4. Now both nodes are at the same depth. Walk both upward simultaneously until they point to the same node.
5. Return that node.

Pseudocode

function getYoungestCommonAncestor(topAncestor, descendantOne, descendantTwo):
    depthOne = getDepth(descendantOne, topAncestor)
    depthTwo = getDepth(descendantTwo, topAncestor)

    if depthOne > depthTwo:
        return walkUp(descendantOne, descendantTwo, depthOne - depthTwo)
    else:
        return walkUp(descendantTwo, descendantOne, depthTwo - depthOne)

function getDepth(node, topAncestor):
    depth = 0
    while node != topAncestor:
        node = node.ancestor
        depth += 1
    return depth

function walkUp(lowerNode, higherNode, diff):
    while diff > 0:
        lowerNode = lowerNode.ancestor
        diff -= 1
    while lowerNode != higherNode:
        lowerNode = lowerNode.ancestor
        higherNode = higherNode.ancestor
    return lowerNode

Time & Space Complexity

• Time: O(d), where d is the depth of the deeper node. We traverse up the tree at most twice.
• Space: O(1).
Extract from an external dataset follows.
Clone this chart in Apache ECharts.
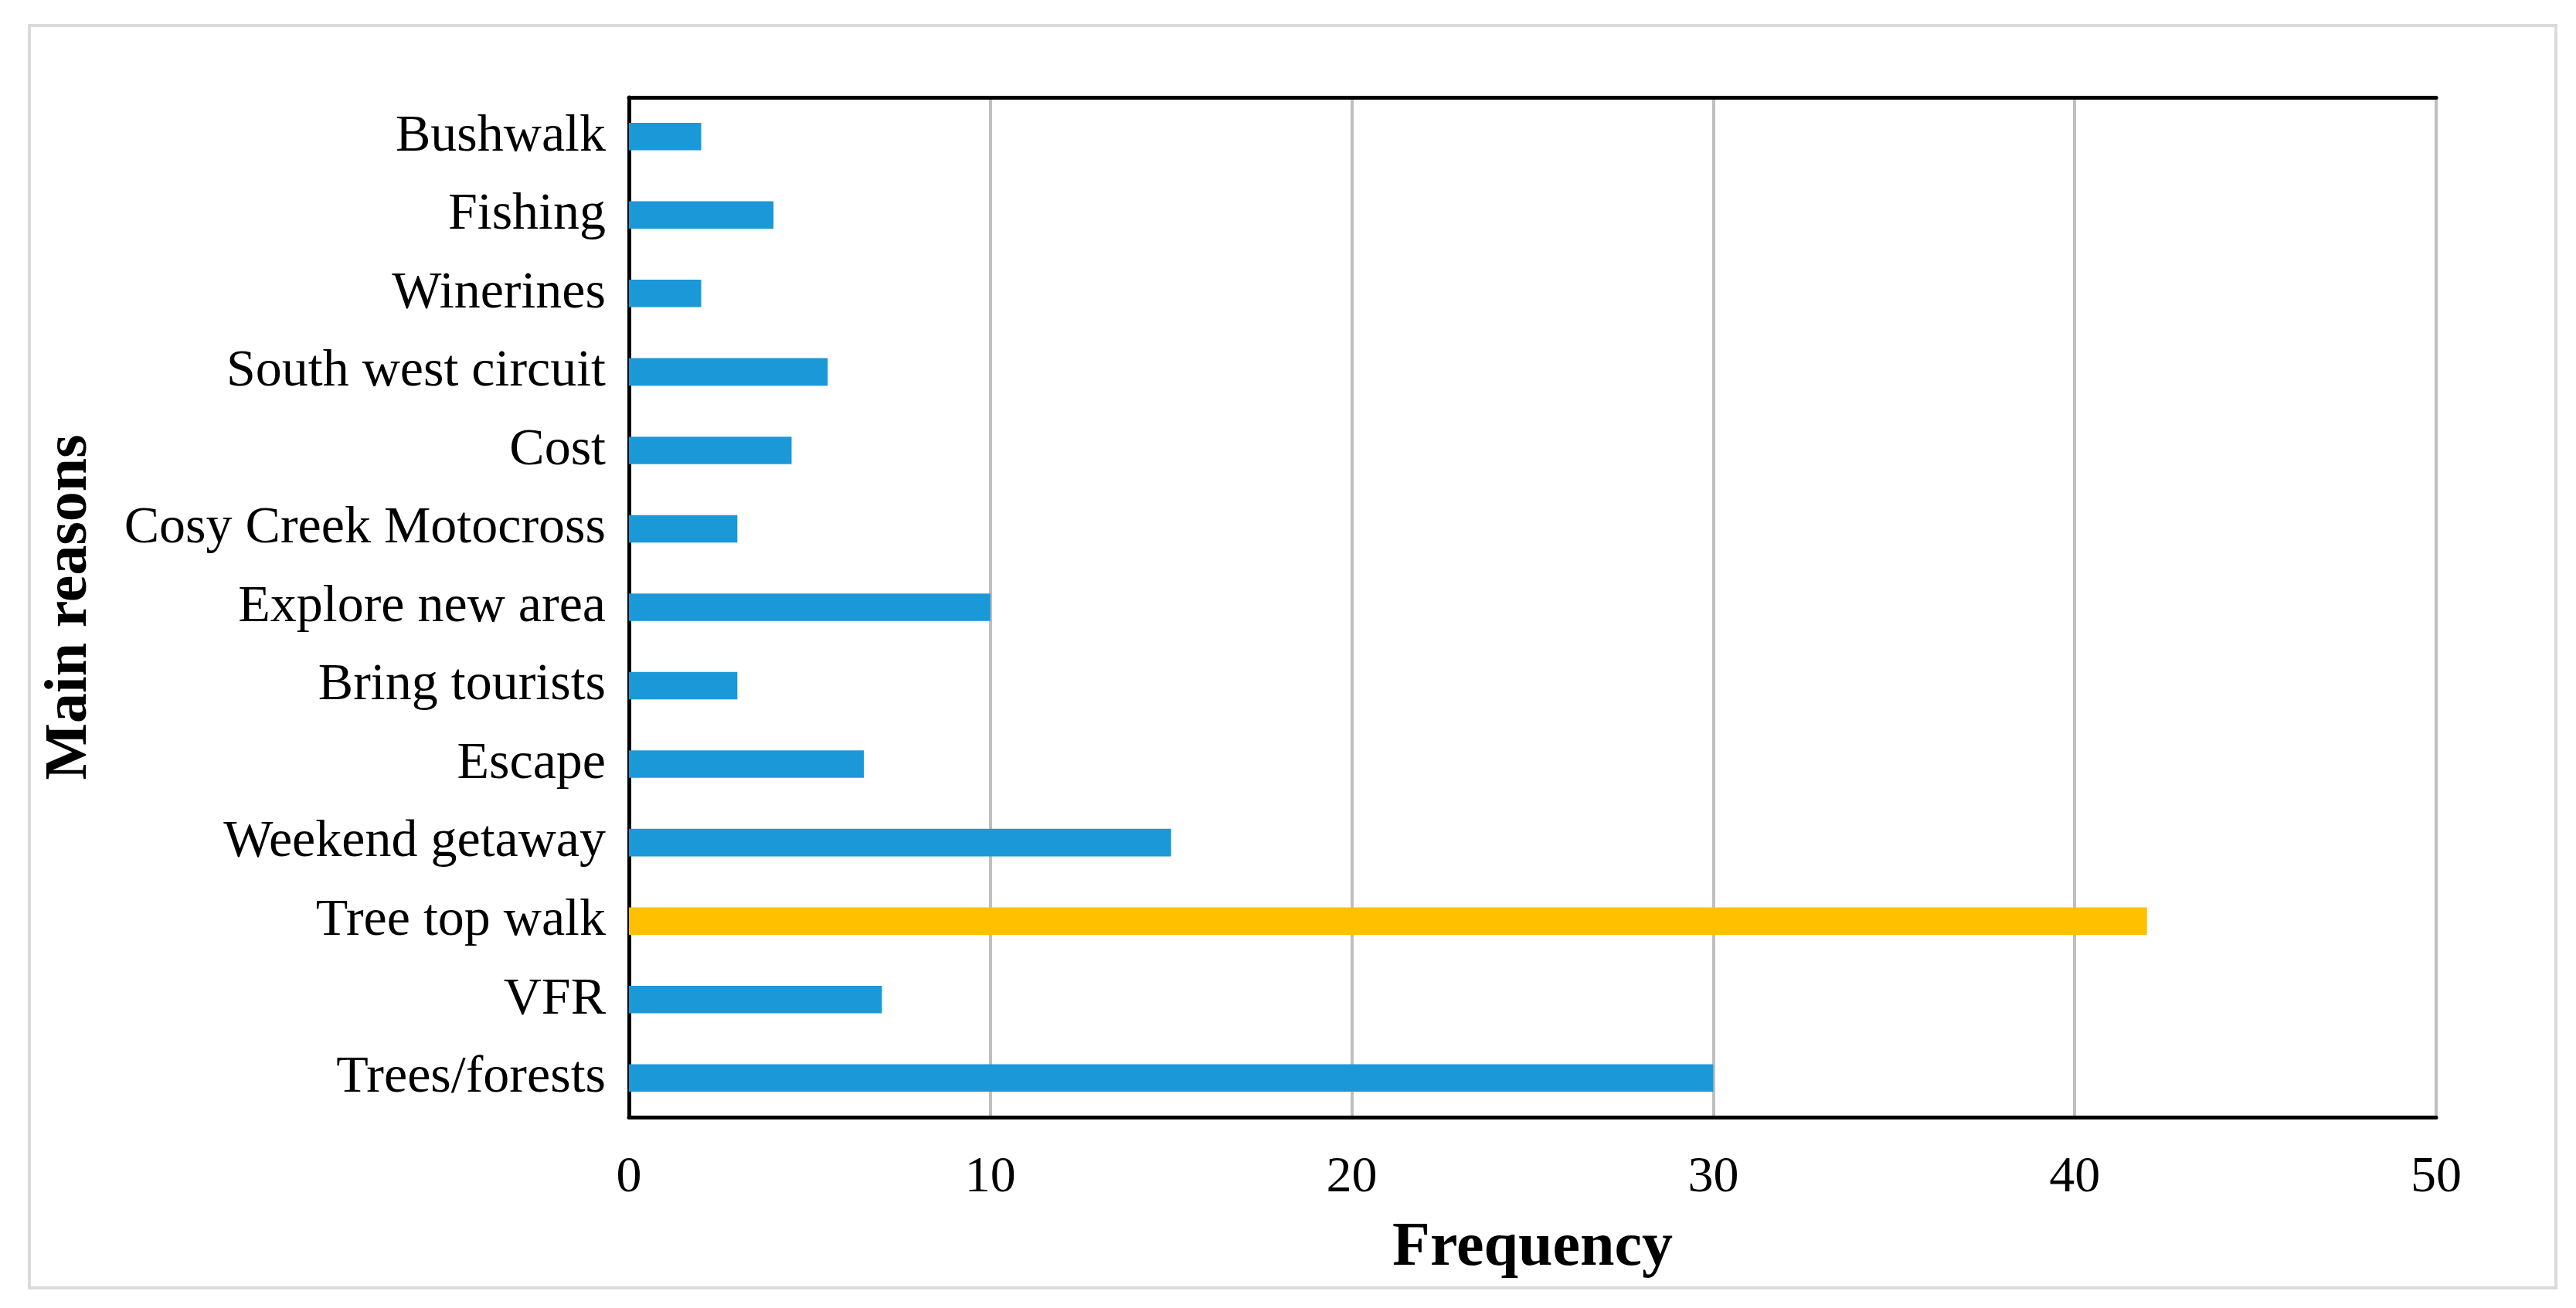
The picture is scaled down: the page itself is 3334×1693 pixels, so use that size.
<!DOCTYPE html>
<html>
<head>
<meta charset="utf-8">
<script src="https://cdn.jsdelivr.net/npm/echarts@6/dist/echarts.min.js"></script>
<style>
  html, body { margin: 0; padding: 0; background: #ffffff; }
  #chart { position: absolute; left: 0; top: 0; width: 3334px; height: 1693px; }
  #frame { position: absolute; left: 36px; top: 31px; width: 3266px; height: 1630px; border: 4px solid #dadada; pointer-events: none; }
</style>
</head>
<body>
<div id="frame"></div>
<div id="chart"></div>
<script>
// Categories listed top to bottom as they appear in the chart
const categories = [
  'Bushwalk', 'Fishing', 'Winerines', 'South west circuit', 'Cost',
  'Cosy Creek Motocross', 'Explore new area', 'Bring tourists', 'Escape',
  'Weekend getaway', 'Tree top walk', 'VFR', 'Trees/forests'
];
const frequency = [2, 4, 2, 5.5, 4.5, 3, 10, 3, 6.5, 15, 42, 7, 30];
const highlighted = 'Tree top walk';
const xTicks = [0, 10, 20, 30, 40, 50];

const BLUE = '#1a98d8';
const GOLD = '#ffc000';
const FONT = '"Liberation Serif", "Times New Roman", serif';

const chart = echarts.init(document.getElementById('chart'), null, { renderer: 'canvas' });

const seriesData = categories.map((c, i) => ({
  value: frequency[i],
  itemStyle: { color: c === highlighted ? GOLD : BLUE }
}));

chart.setOption({
  animation: false,
  backgroundColor: 'transparent',
  grid: { left: 814, right: 181, top: 126, bottom: 247, containLabel: false },
  xAxis: [
    {
      type: 'value',
      position: 'bottom',
      min: xTicks[0],
      max: xTicks[xTicks.length - 1],
      interval: xTicks[1] - xTicks[0],
      name: 'Frequency',
      nameLocation: 'middle',
      nameGap: 130,
      nameTextStyle: { fontFamily: FONT, fontWeight: 'bold', fontSize: 80, color: '#000' },
      axisLine: { show: true, lineStyle: { color: '#000', width: 5 } },
      axisTick: { show: false },
      axisLabel: { fontFamily: FONT, fontSize: 66, color: '#000', margin: 46 },
      splitLine: { show: true, lineStyle: { color: '#bfbfbf', width: 4 } }
    },
    {
      type: 'value',
      position: 'top',
      min: xTicks[0],
      max: xTicks[xTicks.length - 1],
      interval: xTicks[1] - xTicks[0],
      axisLine: { show: true, lineStyle: { color: '#000', width: 5 } },
      axisTick: { show: false },
      axisLabel: { show: false },
      splitLine: { show: false }
    }
  ],
  yAxis: [
    {
      type: 'category',
      position: 'left',
      inverse: true,
      data: categories,
      name: 'Main reasons',
      nameLocation: 'middle',
      nameRotate: 90,
      nameGap: 684,
      nameTextStyle: { fontFamily: FONT, fontWeight: 'bold', fontSize: 78, color: '#000' },
      axisLine: { show: true, lineStyle: { color: '#7f7f7f', width: 4 } },
      axisTick: { show: false },
      axisLabel: { fontFamily: FONT, fontSize: 68, color: '#000', margin: 30 },
      splitLine: { show: false }
    },
    {
      type: 'category',
      position: 'right',
      inverse: true,
      data: categories,
      axisLine: { show: true, lineStyle: { color: '#000', width: 5 } },
      axisTick: { show: false },
      axisLabel: { show: false },
      splitLine: { show: false }
    }
  ],
  series: [
    {
      type: 'bar',
      xAxisIndex: 0,
      yAxisIndex: 0,
      barWidth: '35%',
      data: seriesData,
      z: 3
    }
  ]
});
</script>
</body>
</html>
Only pointer variables are used.

Key Insights

• The parent pointer makes this much simpler than LCA in a tree without parent pointers (which requires preprocessing or Euler tour techniques).
• Equalizing depths first is the key step; without it, the two pointers would never synchronize.
• This algorithm also works when one node is an ancestor of the other.
• An alternative approach stores all ancestors of one node in a set, then walks up from the other node checking for membership. This uses O(d) space.

Edge Cases

• One descendant is an ancestor of the other: the ancestor node is the youngest common ancestor.
• Both descendants are the same node: that node itself is the answer.
• Both descendants are direct children of the top ancestor: the top ancestor is the answer.
• One or both descendants are the top ancestor itself.
• Deeply unbalanced tree where one path is much longer than the other.